Collected material =
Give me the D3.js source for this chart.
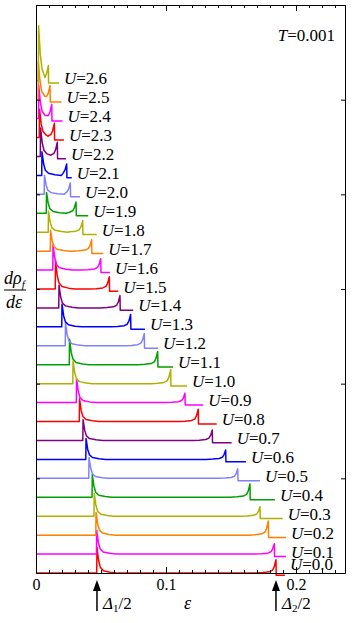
<!DOCTYPE html>
<html>
<head>
<meta charset="utf-8">
<script src="https://cdn.jsdelivr.net/npm/d3@7"></script>
<style>
  body { margin: 0; background: #fff; }
  svg { display: block; font-family: "Liberation Serif", "DejaVu Serif", serif; }
  .axis path, .axis line { stroke: #000; stroke-width: 1; }
</style>
</head>
<body>
<svg id="chart" width="354" height="623"></svg>
<script>
// one curve per U value, each shifted up by 0.2 units
const uValues = [0.0, 0.1, 0.2, 0.3, 0.4, 0.5, 0.6, 0.7, 0.8, 0.9, 1.0, 1.1, 1.2, 1.3,
  1.4, 1.5, 1.6, 1.7, 1.8, 1.9, 2.0, 2.1, 2.2, 2.3, 2.4, 2.5, 2.6];
// epsilon of the first peak (Delta1/2)
const gap1 = [0.0469, 0.0467, 0.0462, 0.0448, 0.0433, 0.0408, 0.0385, 0.0362, 0.0335,
  0.0312, 0.0285, 0.0258, 0.0227, 0.0200, 0.0177, 0.0150, 0.0131, 0.0112, 0.0096,
  0.0081, 0.0065, 0.0046, 0.0035, 0.0027, 0.0021, 0.0018, 0.0020];
// epsilon of the second peak (Delta2/2)
const gap2 = [0.1846, 0.1833, 0.1787, 0.1723, 0.1646, 0.1552, 0.1459, 0.1356, 0.1248,
  0.1146, 0.1036, 0.0936, 0.0833, 0.0728, 0.0646, 0.0564, 0.0498, 0.0428, 0.0359,
  0.0308, 0.0264, 0.0236, 0.0164, 0.0141, 0.0121, 0.0108, 0.0095];
// last epsilon of each curve
const tailEnd = [0.1915, 0.1923, 0.1923, 0.1898, 0.1838, 0.1723, 0.1615, 0.1505, 0.1390,
  0.1287, 0.1162, 0.1054, 0.0938, 0.0838, 0.0748, 0.0633, 0.0569, 0.0518, 0.0467,
  0.0402, 0.0338, 0.0275, 0.0231, 0.0215, 0.0204, 0.0196, 0.0177];
// peak heights above each curve's own baseline
const peak1 = [0.27, 0.25, 0.24, 0.24, 0.24, 0.22, 0.22, 0.22, 0.24, 0.25, 0.24, 0.27,
  0.24, 0.24, 0.24, 0.30, 0.27, 0.22, 0.22, 0.22, 0.20, 0.25, 0.30, 0.30, 0.35, 0.40, 0.58];
const peak2 = [0.14, 0.11, 0.15, 0.10, 0.14, 0.10, 0.10, 0.11, 0.13, 0.10, 0.15, 0.14,
  0.13, 0.13, 0.13, 0.13, 0.12, 0.12, 0.12, 0.12, 0.12, 0.12, 0.15, 0.15, 0.15, 0.15, 0.16];
const tailLevel = -0.025; // level after the second peak
// shape of a peak: distance from the peak and fraction of its height
const peakDx = [0, 0.0013, 0.0026, 0.005, 0.010, 0.015];
const peakFrac = [1, 0.48, 0.22, 0.09, 0.03, 0];
const curveStep = 0.2;

const xTicksMajor = [0, 0.1, 0.2];
const yTicks = [1, 2, 3, 4, 5];

const colors = ['#ff0000', '#ff00ff', '#ff8000', '#b0b000', '#00a000', '#8080ff', '#0000ff', '#800080',
  '#ff0000', '#ff00ff', '#b0b000', '#00a000', '#8080ff', '#0000ff', '#800080',
  '#ff0000', '#ff00ff', '#ff8000', '#b0b000', '#00a000', '#8080ff', '#0000ff', '#800080',
  '#ff0000', '#ff00ff', '#ff8000', '#b0b000'];

const svg = d3.select('#chart');
const margin = { left: 36, right: 9, top: 5, bottom: 50 };
const w = 354, h = 623;

const x = d3.scaleLinear().domain([0, 0.2377]).range([margin.left, w - margin.right]);
const y = d3.scaleLinear().domain([0, 6]).range([h - margin.bottom, margin.top]);

// build the points of one curve from its read values
function curvePoints(i) {
  const d1 = gap1[i], d2 = gap2[i];
  const pts = [[0, 0], [d1 - 0.0002, 0], [d1, peak1[i]]];
  let lastX = d1;
  for (let k = 1; k < peakDx.length; k++) {
    const px = d1 + peakDx[k];
    if (px < d2 - 0.003) { pts.push([px, peak1[i] * peakFrac[k]]); lastX = px; }
  }
  for (let k = peakDx.length - 1; k >= 1; k--) {
    const px = d2 - peakDx[k];
    if (px > lastX + 0.0005) pts.push([px, peak2[i] * peakFrac[k]]);
  }
  pts.push([d2, peak2[i]], [d2 + 0.0002, tailLevel], [tailEnd[i], tailLevel]);
  return pts;
}

const line = d3.line()
  .x((d) => x(d[0]))
  .y((d) => y(d[1]));

const curves = svg.append('g');
uValues.forEach((u, i) => {
  const off = i * curveStep;
  curves.append('path')
    .datum(curvePoints(i).map((p) => [p[0], p[1] + off]))
    .attr('fill', 'none')
    .attr('stroke', colors[i])
    .attr('stroke-width', 1.5)
    .attr('stroke-linejoin', 'round')
    .attr('d', line);

  // label sits just right of the tail, kept clear of the bottom axis
  const t = curves.append('text')
    .attr('x', x(tailEnd[i]) + 5)
    .attr('y', Math.min(y(off) + 3.5, y(0) - 3))
    .attr('font-size', 17);
  t.append('tspan').attr('font-style', 'italic').text('U');
  t.append('tspan').text('=' + u.toFixed(1));
});

// axes: minor ticks every 0.01, major at 0.1
const minorTicks = d3.range(0, 0.2377, 0.01);
function styleAxis(g) {
  g.attr('font-family', '"Liberation Serif", serif').attr('font-size', 16);
  g.selectAll('text').attr('fill', '#000');
}
svg.append('g').attr('class', 'axis')
  .attr('transform', `translate(0,${y(0)})`)
  .call(d3.axisBottom(x).tickValues(minorTicks).tickSize(-3).tickSizeOuter(0).tickFormat(''));
svg.append('g').attr('class', 'axis')
  .attr('transform', `translate(0,${y(0)})`)
  .call(d3.axisBottom(x).tickValues(xTicksMajor).tickSize(-6).tickSizeOuter(0)
    .tickPadding(8).tickFormat((d) => (d === 0 ? '0' : d3.format('.1f')(d))))
  .call(styleAxis);
svg.append('g').attr('class', 'axis')
  .attr('transform', `translate(0,${y(6)})`)
  .call(d3.axisTop(x).tickValues(minorTicks).tickSize(-3).tickSizeOuter(0).tickFormat(''));
svg.append('g').attr('class', 'axis')
  .attr('transform', `translate(0,${y(6)})`)
  .call(d3.axisTop(x).tickValues(xTicksMajor).tickSize(-6).tickSizeOuter(0).tickFormat(''));
svg.append('g').attr('class', 'axis')
  .attr('transform', `translate(${x(0)},0)`)
  .call(d3.axisLeft(y).tickValues(yTicks).tickSize(-4).tickSizeOuter(0).tickFormat(''));
svg.append('g').attr('class', 'axis')
  .attr('transform', `translate(${x.range()[1]},0)`)
  .call(d3.axisRight(y).tickValues(yTicks).tickSize(-4).tickSizeOuter(0).tickFormat(''));
svg.selectAll('.axis .tick text').attr('dy', '0.55em');

// x title
svg.append('text')
  .attr('x', 184).attr('y', 609)
  .attr('font-size', 18).attr('font-style', 'italic')
  .text('ε');

// y title as a fraction
const yt = svg.append('g').attr('font-size', 18).attr('font-style', 'italic');
const num = yt.append('text').attr('x', 4).attr('y', 284);
num.append('tspan').text('dρ');
num.append('tspan').attr('font-size', 11).attr('dy', 4).text('f');
yt.append('line').attr('x1', 4).attr('x2', 26).attr('y1', 290).attr('y2', 290)
  .attr('stroke', '#000').attr('stroke-width', 1);
yt.append('text').attr('x', 6).attr('y', 308).text('dε');

// T label
const tl = svg.append('text').attr('x', 335).attr('y', 41)
  .attr('text-anchor', 'end').attr('font-size', 17);
tl.append('tspan').attr('font-style', 'italic').text('T');
tl.append('tspan').text('=0.001');

// arrows marking Delta1/2 and Delta2/2 of the U=0 curve
const arrows = [{ e: gap1[0], sub: '1' }, { e: gap2[0], sub: '2' }];
arrows.forEach((a) => {
  const ax = x(a.e);
  svg.append('line').attr('x1', ax).attr('x2', ax).attr('y1', 589).attr('y2', 611)
    .attr('stroke', '#000').attr('stroke-width', 1.5);
  svg.append('path')
    .attr('d', `M${ax},580 L${ax - 4},591 L${ax + 4},591 Z`)
    .attr('fill', '#000');
  const lt = svg.append('text').attr('x', ax + 6).attr('y', 609).attr('font-size', 17);
  lt.append('tspan').attr('font-style', 'italic').text('Δ');
  lt.append('tspan').attr('font-size', 11).attr('dy', 3).text(a.sub);
  lt.append('tspan').attr('dy', -3).text('/2');
});
</script>
</body>
</html>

Request =
Repeat the listing above up to and including the line with "const curveStep = 0.2;", starting from its first line. Drop any pictures.

Expected answer =
Give me the D3.js source for this chart.
<!DOCTYPE html>
<html>
<head>
<meta charset="utf-8">
<script src="https://cdn.jsdelivr.net/npm/d3@7"></script>
<style>
  body { margin: 0; background: #fff; }
  svg { display: block; font-family: "Liberation Serif", "DejaVu Serif", serif; }
  .axis path, .axis line { stroke: #000; stroke-width: 1; }
</style>
</head>
<body>
<svg id="chart" width="354" height="623"></svg>
<script>
// one curve per U value, each shifted up by 0.2 units
const uValues = [0.0, 0.1, 0.2, 0.3, 0.4, 0.5, 0.6, 0.7, 0.8, 0.9, 1.0, 1.1, 1.2, 1.3,
  1.4, 1.5, 1.6, 1.7, 1.8, 1.9, 2.0, 2.1, 2.2, 2.3, 2.4, 2.5, 2.6];
// epsilon of the first peak (Delta1/2)
const gap1 = [0.0469, 0.0467, 0.0462, 0.0448, 0.0433, 0.0408, 0.0385, 0.0362, 0.0335,
  0.0312, 0.0285, 0.0258, 0.0227, 0.0200, 0.0177, 0.0150, 0.0131, 0.0112, 0.0096,
  0.0081, 0.0065, 0.0046, 0.0035, 0.0027, 0.0021, 0.0018, 0.0020];
// epsilon of the second peak (Delta2/2)
const gap2 = [0.1846, 0.1833, 0.1787, 0.1723, 0.1646, 0.1552, 0.1459, 0.1356, 0.1248,
  0.1146, 0.1036, 0.0936, 0.0833, 0.0728, 0.0646, 0.0564, 0.0498, 0.0428, 0.0359,
  0.0308, 0.0264, 0.0236, 0.0164, 0.0141, 0.0121, 0.0108, 0.0095];
// last epsilon of each curve
const tailEnd = [0.1915, 0.1923, 0.1923, 0.1898, 0.1838, 0.1723, 0.1615, 0.1505, 0.1390,
  0.1287, 0.1162, 0.1054, 0.0938, 0.0838, 0.0748, 0.0633, 0.0569, 0.0518, 0.0467,
  0.0402, 0.0338, 0.0275, 0.0231, 0.0215, 0.0204, 0.0196, 0.0177];
// peak heights above each curve's own baseline
const peak1 = [0.27, 0.25, 0.24, 0.24, 0.24, 0.22, 0.22, 0.22, 0.24, 0.25, 0.24, 0.27,
  0.24, 0.24, 0.24, 0.30, 0.27, 0.22, 0.22, 0.22, 0.20, 0.25, 0.30, 0.30, 0.35, 0.40, 0.58];
const peak2 = [0.14, 0.11, 0.15, 0.10, 0.14, 0.10, 0.10, 0.11, 0.13, 0.10, 0.15, 0.14,
  0.13, 0.13, 0.13, 0.13, 0.12, 0.12, 0.12, 0.12, 0.12, 0.12, 0.15, 0.15, 0.15, 0.15, 0.16];
const tailLevel = -0.025; // level after the second peak
// shape of a peak: distance from the peak and fraction of its height
const peakDx = [0, 0.0013, 0.0026, 0.005, 0.010, 0.015];
const peakFrac = [1, 0.48, 0.22, 0.09, 0.03, 0];
const curveStep = 0.2;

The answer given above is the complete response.